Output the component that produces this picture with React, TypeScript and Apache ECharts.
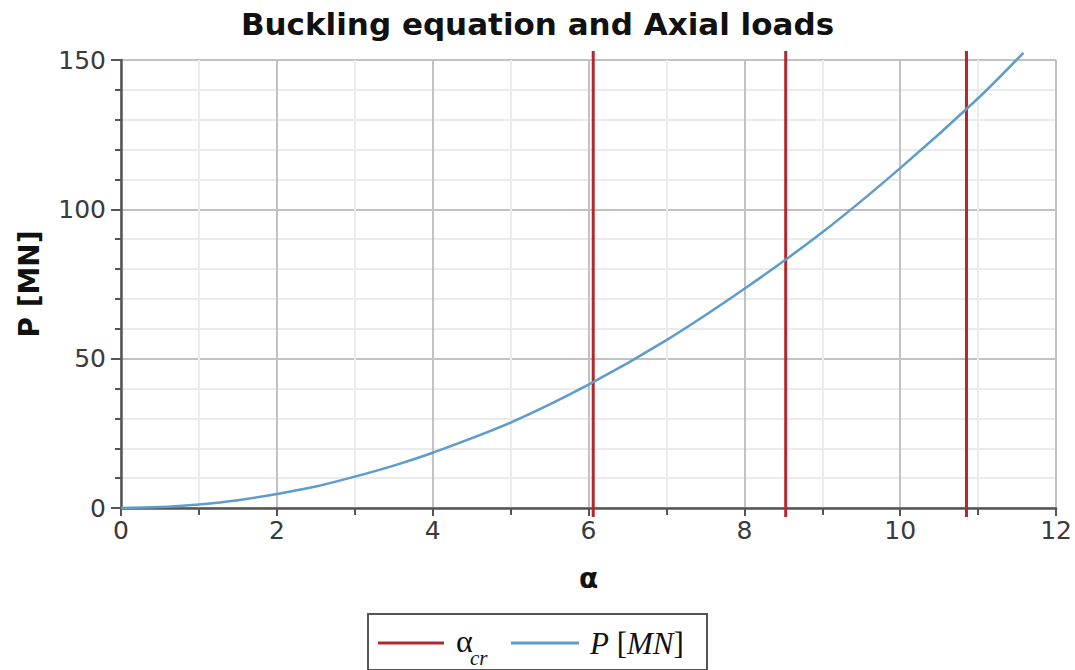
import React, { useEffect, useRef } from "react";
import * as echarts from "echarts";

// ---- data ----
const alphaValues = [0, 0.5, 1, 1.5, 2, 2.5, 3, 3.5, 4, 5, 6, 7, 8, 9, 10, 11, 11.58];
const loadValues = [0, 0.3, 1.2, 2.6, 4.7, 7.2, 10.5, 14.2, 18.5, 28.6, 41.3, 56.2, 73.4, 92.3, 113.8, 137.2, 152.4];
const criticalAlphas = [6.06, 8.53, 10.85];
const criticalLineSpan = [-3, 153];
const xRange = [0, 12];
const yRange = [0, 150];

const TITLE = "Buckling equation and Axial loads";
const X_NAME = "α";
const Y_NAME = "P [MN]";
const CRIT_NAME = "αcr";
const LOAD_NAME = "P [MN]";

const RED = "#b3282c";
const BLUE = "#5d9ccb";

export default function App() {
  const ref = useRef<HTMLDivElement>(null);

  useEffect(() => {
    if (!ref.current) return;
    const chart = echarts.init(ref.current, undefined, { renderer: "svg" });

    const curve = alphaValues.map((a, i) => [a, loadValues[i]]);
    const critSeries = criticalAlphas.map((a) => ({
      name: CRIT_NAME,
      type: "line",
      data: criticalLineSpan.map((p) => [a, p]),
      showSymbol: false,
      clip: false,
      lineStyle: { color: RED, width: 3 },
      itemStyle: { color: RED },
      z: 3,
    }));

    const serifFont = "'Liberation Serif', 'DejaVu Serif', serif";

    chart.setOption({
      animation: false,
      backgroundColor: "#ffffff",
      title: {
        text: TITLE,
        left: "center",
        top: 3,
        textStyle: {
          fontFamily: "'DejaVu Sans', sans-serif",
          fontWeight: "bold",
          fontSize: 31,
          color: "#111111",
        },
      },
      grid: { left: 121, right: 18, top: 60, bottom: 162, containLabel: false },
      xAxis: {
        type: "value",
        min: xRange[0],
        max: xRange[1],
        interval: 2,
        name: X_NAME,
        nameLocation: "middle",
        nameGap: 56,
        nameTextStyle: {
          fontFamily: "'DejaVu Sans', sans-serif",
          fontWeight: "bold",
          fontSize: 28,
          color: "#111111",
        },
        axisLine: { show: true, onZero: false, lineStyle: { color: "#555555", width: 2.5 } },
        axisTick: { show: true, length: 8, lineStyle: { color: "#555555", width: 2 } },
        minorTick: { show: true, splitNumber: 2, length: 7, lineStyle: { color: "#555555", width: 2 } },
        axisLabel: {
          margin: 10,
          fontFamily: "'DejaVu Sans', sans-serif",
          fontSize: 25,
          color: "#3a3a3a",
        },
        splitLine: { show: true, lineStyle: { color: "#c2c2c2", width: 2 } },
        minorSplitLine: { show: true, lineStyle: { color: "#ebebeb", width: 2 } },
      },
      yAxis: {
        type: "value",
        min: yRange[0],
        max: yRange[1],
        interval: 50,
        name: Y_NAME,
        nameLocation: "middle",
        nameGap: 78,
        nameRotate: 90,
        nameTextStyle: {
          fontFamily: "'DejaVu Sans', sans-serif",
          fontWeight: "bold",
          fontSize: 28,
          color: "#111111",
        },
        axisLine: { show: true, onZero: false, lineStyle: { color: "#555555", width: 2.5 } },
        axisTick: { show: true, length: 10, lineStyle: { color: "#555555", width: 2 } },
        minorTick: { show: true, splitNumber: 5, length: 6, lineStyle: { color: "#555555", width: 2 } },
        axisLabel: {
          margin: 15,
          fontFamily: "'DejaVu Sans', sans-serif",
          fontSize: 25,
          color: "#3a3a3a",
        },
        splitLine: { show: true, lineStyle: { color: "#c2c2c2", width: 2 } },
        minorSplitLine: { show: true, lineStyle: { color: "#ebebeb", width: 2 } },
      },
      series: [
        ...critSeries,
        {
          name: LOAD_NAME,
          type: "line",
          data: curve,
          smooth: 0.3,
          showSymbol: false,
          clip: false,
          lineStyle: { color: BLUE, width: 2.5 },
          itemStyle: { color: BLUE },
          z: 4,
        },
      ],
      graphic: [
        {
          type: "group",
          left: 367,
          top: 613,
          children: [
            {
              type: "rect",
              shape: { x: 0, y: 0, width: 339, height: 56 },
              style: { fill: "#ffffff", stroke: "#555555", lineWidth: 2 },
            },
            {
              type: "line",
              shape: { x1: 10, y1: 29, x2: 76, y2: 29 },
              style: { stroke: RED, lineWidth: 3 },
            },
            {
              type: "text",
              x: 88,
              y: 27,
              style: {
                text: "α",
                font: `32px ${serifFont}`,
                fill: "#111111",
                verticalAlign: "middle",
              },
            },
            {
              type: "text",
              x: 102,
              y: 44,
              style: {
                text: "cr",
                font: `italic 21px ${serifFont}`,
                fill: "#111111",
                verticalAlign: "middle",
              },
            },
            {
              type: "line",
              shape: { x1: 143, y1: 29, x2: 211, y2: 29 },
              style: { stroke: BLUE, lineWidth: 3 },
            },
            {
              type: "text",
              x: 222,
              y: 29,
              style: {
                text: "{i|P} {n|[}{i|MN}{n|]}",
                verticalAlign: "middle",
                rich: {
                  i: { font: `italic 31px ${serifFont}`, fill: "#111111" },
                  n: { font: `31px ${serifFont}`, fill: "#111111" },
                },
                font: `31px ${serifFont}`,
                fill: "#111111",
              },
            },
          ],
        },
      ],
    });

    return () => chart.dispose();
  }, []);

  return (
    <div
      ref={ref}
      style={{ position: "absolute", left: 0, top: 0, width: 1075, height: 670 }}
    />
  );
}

◇ ◇ ◇ ◇ ◇

**REQUIRED WORK**
Leave out any pictures, please, and quote only the lines from the top of the data through the line that contains "import * as".

**RESPONSE BELOW**
Output the component that produces this picture with React, TypeScript and Apache ECharts.
import React, { useEffect, useRef } from "react";
import * as echarts from "echarts";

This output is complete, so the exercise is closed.